1. A blood sample collection device comprising:

a housing having an open position and a closed position;

a sample collection port, accessible for collecting fluid with the housing in the open position;

a sample event sensor, for detecting when a blood sample has been introduced into the device.

2. The device of claim 1 wherein the sample event sensor is a housing event closure detection circuit.

3. The device of claim 1 wherein the sample event sensor detects when a predetermined amount of the blood sample is collected.

4. The device of claim 1 additionally comprising:

a state recording circuit, triggered by the sample event sensor, for recording at least one state of the device.

5. The device of claim 4 where the recorded state is one or more of a time, or an environmental condition including one or more of temperature or humidity.

6. The device of claim 2 where the detection circuit is one or more of a light, magnetic, fluid, or motion sensor for detecting the presence of blood introduced adjacent the sample port.

7. The device of claim 1 where the sample event sensor detects when the housing is moved from the open position to the closed position.

8. The device of claim 7 where the sample event sensor is one or more of a mechanical, light, or proximity sensor.

9. The device of claim 1 additionally comprising:

a sample storage media disposed within the housing, for storing blood collected via the sample port.

10. The device of claim 9 additionally comprising:

a mechanically actuated fluid controller, configured to dispense blood from the sample collection port onto the sample storage media when the housing is moved from the open to the closed position.

11. The device of claim 1 additionally comprising:

an assay for processing the blood sample collected via the sample port.

12. The device of claim 1 additionally comprising:

a visual indicator triggered by the sample event sensor, comprising one or more of a temperature, time or humidity sensitive paper, or an electronic indicator.

13. A method of collecting a blood sample comprising:

providing a sample collection device having a housing and a sample port exposed when the housing is in an open position;

detecting when the sample port has been used to introduce blood into the device;

recording, within the sample collection device, a time at which blood was introduced into the device; and

moving the housing to a closed position.

14. The method of claim 13 wherein

the step of recording records a time at which the housing was moved to the closed position.

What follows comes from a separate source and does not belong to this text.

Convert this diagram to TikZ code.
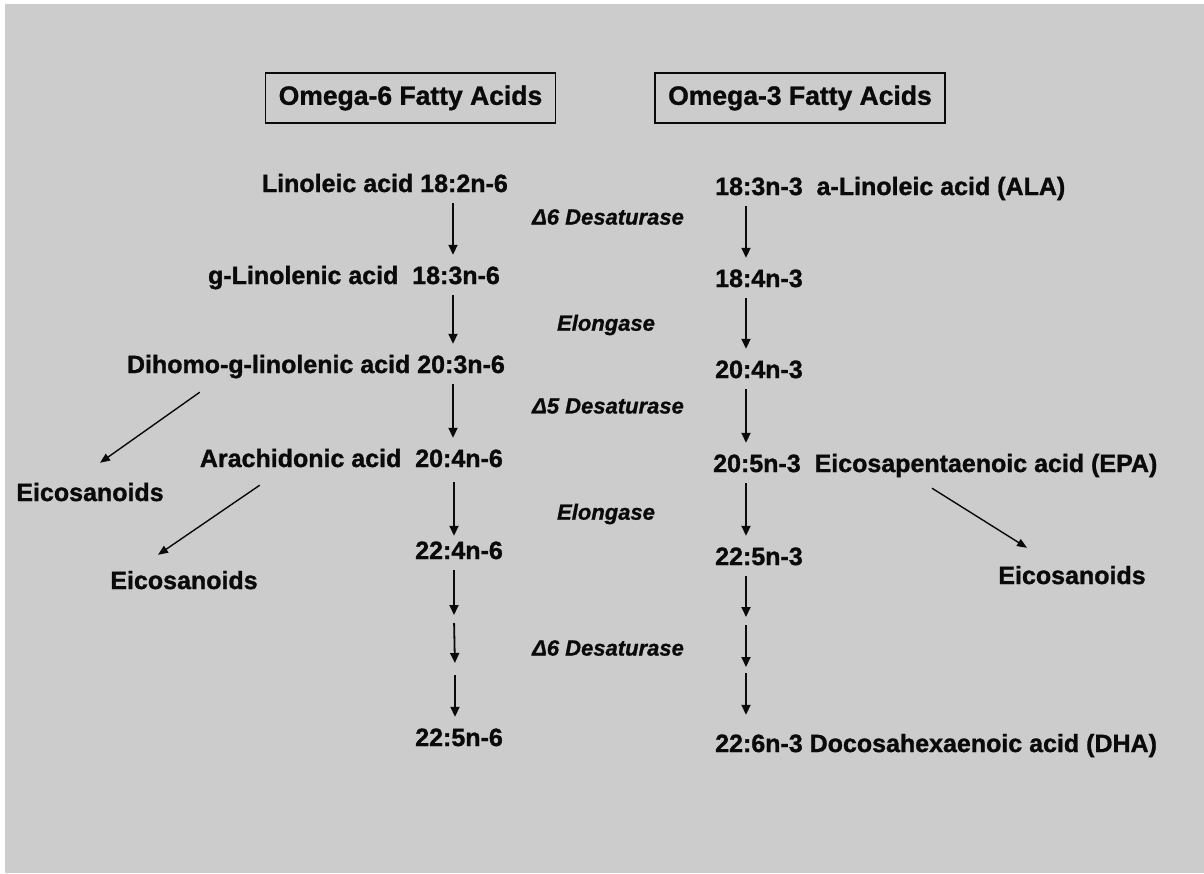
\documentclass[tikz,border=0pt]{standalone}
\usepackage{fontspec}
\setmainfont{Liberation Sans}[BoldFeatures={FakeBold=1.2}, BoldItalicFeatures={FakeBold=1.0}]
\usetikzlibrary{arrows.meta,calc}
\definecolor{bg}{RGB}{204,204,204}
\definecolor{ink}{RGB}{10,10,10}
\begin{document}
\begin{tikzpicture}[x=1pt,y=-1pt,
  every node/.style={text=ink, font=\fontsize{25}{30}\selectfont\bfseries},
  item/.style={inner sep=0pt, text height=29pt, text depth=11pt},
  lab/.style={inner sep=0pt, text height=18pt, text depth=0pt},
  enz/.style={inner sep=0pt, font=\fontsize{22}{26}\selectfont\bfseries\itshape},
  head/.style={draw=ink, line width=1.4pt, minimum width=290pt, minimum height=50pt, inner sep=0pt, font=\fontsize{26.5}{30}\selectfont\bfseries},
  arr/.style={draw=ink, line width=1.8pt, -{Triangle[length=10pt,width=9pt]}},
  diag/.style={draw=ink, line width=1.4pt, -{Triangle[length=10pt,width=8pt]}}
]
\useasboundingbox (0,0) rectangle (1204,873);
\fill[white] (0,0) rectangle (1204,873);
\fill[bg] (5,4) rectangle (1204,873);

% headers
\node[head] (h6) at (410.5,98) {Omega-6 Fatty Acids};
\node[head] (h3) at (800,98) {Omega-3 Fatty Acids};

% omega-6 column
\node[item, anchor=east] (L1) at (508,183) {Linoleic acid 18:2n-6};
\node[item, anchor=east] (L2) at (500,275) {g-Linolenic acid\ \ 18:3n-6};
\node[item, anchor=east] (L3) at (505,364) {Dihomo-g-linolenic acid 20:3n-6};
\node[item, anchor=east] (L4) at (503,458) {Arachidonic acid\ \ 20:4n-6};
\node[item, anchor=east] (L5) at (503,550) {22:4n-6};
\node[item, anchor=east] (L6) at (503,737) {22:5n-6};

% omega-3 column
\node[item, anchor=west] (R1) at (715,186) {18:3n-3\ \ a-Linoleic acid (ALA)};
\node[item, anchor=west] (R2) at (715,278) {18:4n-3};
\node[item, anchor=west] (R3) at (715,369) {20:4n-3};
\node[item, anchor=west] (R4) at (713,463) {20:5n-3\ \ Eicosapentaenoic acid (EPA)};
\node[item, anchor=west] (R5) at (715,556) {22:5n-3};
\node[item, anchor=west] (R6) at (715,743) {22:6n-3 Docosahexaenoic acid (DHA)};

% eicosanoids
\node[lab] (E1) at (90,492) {Eicosanoids};
\node[lab] (E2) at (184,580) {Eicosanoids};
\node[lab] (E3) at (1072,575) {Eicosanoids};

% enzymes
\node[enz] (z1) at (608,217) {Δ6 Desaturase};
\node[enz] (z2) at (606,325) {Elongase};
\node[enz] (z3) at (608,406) {Δ5 Desaturase};
\node[enz] (z4) at (606,514) {Elongase};
\node[enz] (z5) at (608,648) {Δ6 Desaturase};

% columns
\coordinate (cL) at (453,0);
\coordinate (cR) at (746,0);
\coordinate (La) at (454,619);
\coordinate (Lb) at (455,669);
\coordinate (Ra) at (746,621);
\coordinate (Rb) at (746,669);

% omega-6 arrows
\draw[arr] (L1.south -| cL) -- (L2.north -| cL);
\draw[arr] (L2.south -| cL) -- (L3.north -| cL);
\draw[arr] (L3.south -| cL) -- (L4.north -| cL);
\draw[arr] ($(L4.south -| cL)+(1,4)$) -- ($(L5.north -| cL)+(1,6)$);
\draw[arr, shorten >=4pt] ($(L5.south -| cL)+(1,0)$) -- (La);
\draw[arr, shorten <=4pt, shorten >=6pt] (La) -- (Lb);
\draw[arr, shorten <=6pt] (Lb) -- ($(L6.north -| cL)+(2,0)$);

% omega-3 arrows
\draw[arr] (R1.south -| cR) -- (R2.north -| cR);
\draw[arr] (R2.south -| cR) -- (R3.north -| cR);
\draw[arr] (R3.south -| cR) -- (R4.north -| cR);
\draw[arr] (R4.south -| cR) -- (R5.north -| cR);
\draw[arr, shorten >=4pt] (R5.south -| cR) -- (Ra);
\draw[arr, shorten <=4pt, shorten >=2pt] (Ra) -- (Rb);
\draw[arr, shorten <=4pt, shorten >=8pt] (Rb) -- (R6.north -| cR);

% eicosanoid arrows
\draw[diag] ($(L3.south west)+(73,8)$) -- ($(E1.north)+(10,-20)$);
\draw[diag] ($(L4.south west)+(60,7)$) -- ($(E2.north)+(-26,-16)$);
\draw[diag] ($(R4.south west)+(219,5)$) -- ($(E3.north)+(-45,-18)$);
\end{tikzpicture}
\end{document}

15. The method of claim 13 wherein

the step of recording records a time at which a predetermined amount of blood passes through the sample port.

16. The method of claim 13 additionally comprising:

during the step of moving the housing to a closed position, further processing the blood sample.

17. The method of claim 13 wherein further processing the blood sample additionally comprises one or more of:

directing the sample to a storage media, drying the sample, treating the sample with a reagent, assaying the sample, or separating plasma from the sample.

18. A blood sample collection device comprising:

a housing having an open position and a closed position;

a sample collection port, accessible for collecting fluid with the housing in the open position;

an event sensor, for detecting when the device is removed from a container.